Monday, 8 September 2014

Lessons from a condo bankruptcy

 The bankruptcy of a proposed condo development and the arrest of a prominent real estate lawyer last month left many buyers potentially out of deposits totaling millions of dollars. It shouldn't have happened.

Here's why:

When you buy a new home or residential condominium from a developer in Ontario, part of your deposit is protected by the Tarion New Home Warranty Program.

This covers up to $20,000 for a new residential condominium deposit and $40,000 in deposits for a new house. However, deposits over and above these amounts are not protected. Similarly, no deposits for a proposed commercial or hotel condominium development are protected by Tarion. In most cases, all deposits are paid to the developer's lawyer, to be held in trust.
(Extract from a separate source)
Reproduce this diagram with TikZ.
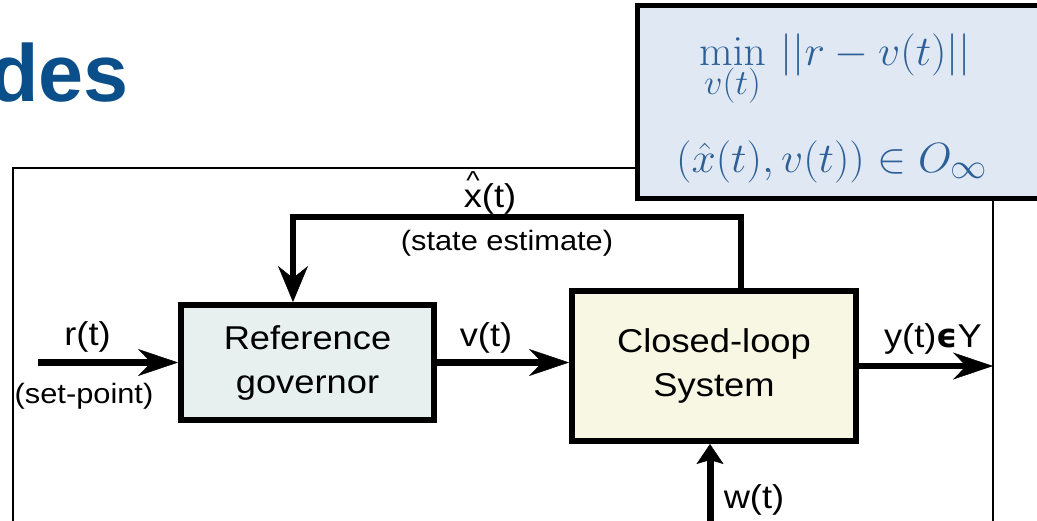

Under the regulations governing the Condominium Act, a lawyer is not supposed to release the moneys from trust unless and until they have been given proof by way of a security bond from the developer that the money is protected. In virtually all cases, the money is released when the developer is ready to begin construction on the project and would like to access the deposits for this purpose. As long as the security bond is provided, the law firm will release the funds from trust.

In the Centrum condominium bankruptcy in North York, the Bratty's law firm was holding millions of dollars in trust for the proposed residential condominium that was never built. The money was never released to the developer Yo Sup (Joseph) Lee and the buyers who purchased these residential units will get their deposits back, in full, even though the development is bankrupt and it appears that Lee has disappeared.

However, Lee retained another lawyer, Meerei Cho, to handle the commercial/hotel condominium project and although over 14 million dollars in total was placed into her trust account from buyers, it has since disappeared, even though construction never started and it does not appear that any security bond was posted. In another twist, 1.9 million of the 14 million dollars in deposits was originally placed into Bratty's trust account but developer Lee then instructed Bratty's to pay this money to Cho, which they did, and this money is part of what is now missing.

If Cho made an error in releasing the money, then part of this loss may be covered under her errors and omissions insurance policy, but this may only provide 1 million dollars in coverage for the victims. The law society has a discretionary fraud victim fund of $150,000 but this will also not be nearly enough to compensate all of the victims.

I imagine that some buyers may sue the Bratty's law firm for giving the money to Cho but in my opinion, as long as Bratty's obtained proof from Cho that the money was going to be held by her in trust according to the rules, they should succeed in any claim against them.

The good news is that over the past 20 years, in thousands of new condominium buildings, this has not occurred before, showing that in virtually all cases, lawyers follow the rules and buyers are protected.

The main lesson when buying a new condominium is still the same; check out the reputation of the builder. Reputable builders follow the rules, finish buildings on time and deliver what they promise. Still, whenever you are paying more than the Tarion protected deposits, you should now insist that the developer provide proof that they have sufficient security to protect any deposit over $20,000 if it is a new residential condominium and over $40,000 for a new residential home. It would also be a good idea for the government to just change the rules and make it a law that all lawyers holding trust moneys be bonded themselves, so it can't happen again.